** BEGIN Data for processing **

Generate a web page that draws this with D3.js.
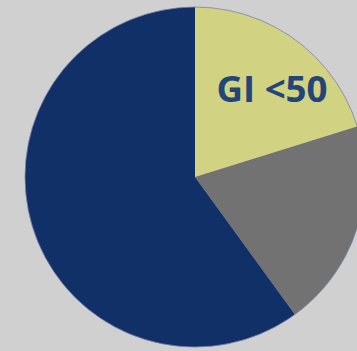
<!DOCTYPE html>
<html><head><meta charset="utf-8">
<script src="https://cdn.jsdelivr.net/npm/d3@7"></script>
<style>html,body{margin:0;padding:0;background:#d0d0d0;overflow:hidden}</style>
</head><body>
<svg id="c" width="357" height="351"></svg>
<script>
const categories = ["GI <50", "GI 50-70", "GI >70"];
const values = [20.2, 19.8, 60];
const colors = ["#d2d283", "#727272", "#113067"];
const labels = ["GI <50", "", ""];

const svg = d3.select("#c");
svg.append("rect").attr("width",357).attr("height",351).attr("fill","#d0d0d0");
const cx = 195, cy = 177, r = 170;
const g = svg.append("g").attr("transform",`translate(${cx},${cy})`);
const pie = d3.pie().sort(null).value(d=>d)(values);
const arc = d3.arc().innerRadius(0).outerRadius(r);
g.selectAll("path").data(pie).enter().append("path")
  .attr("d", arc).attr("fill",(d,i)=>colors[i]);
g.append("circle").attr("r", r).attr("fill","none").attr("stroke","#7880a8").attr("stroke-width",0.8);
svg.append("text").attr("x",272).attr("y",102).attr("text-anchor","middle")
  .attr("font-family","Open Sans").attr("font-weight",700).attr("font-size",35)
  .attr("textLength",111).attr("lengthAdjust","spacingAndGlyphs")
  .attr("fill","#22457a").text(labels[0]);
</script>
</body></html>
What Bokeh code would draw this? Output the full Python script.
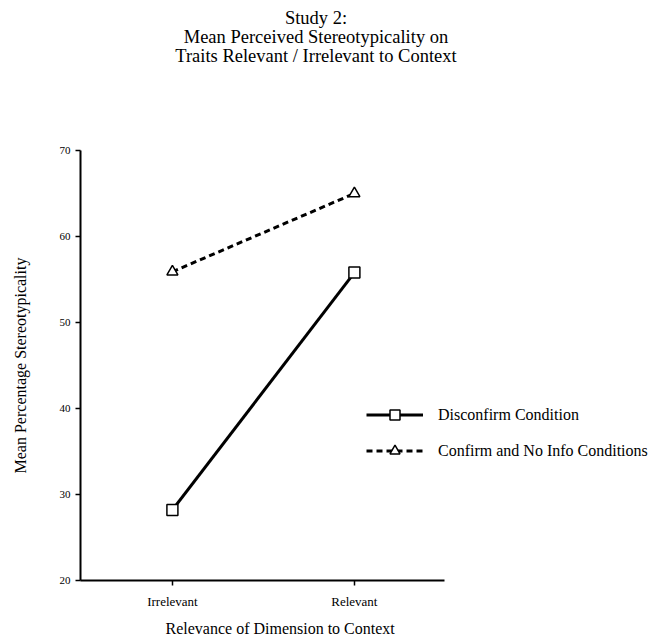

** END Data for processing **

* _Task statement_
Go through the listing above and locate each line that holds the word "script". Copy those lines.

* _Response below_
<script src="https://cdn.jsdelivr.net/npm/d3@7"></script>
<script>
</script>
What Bokeh code would draw this? Output the full Python script.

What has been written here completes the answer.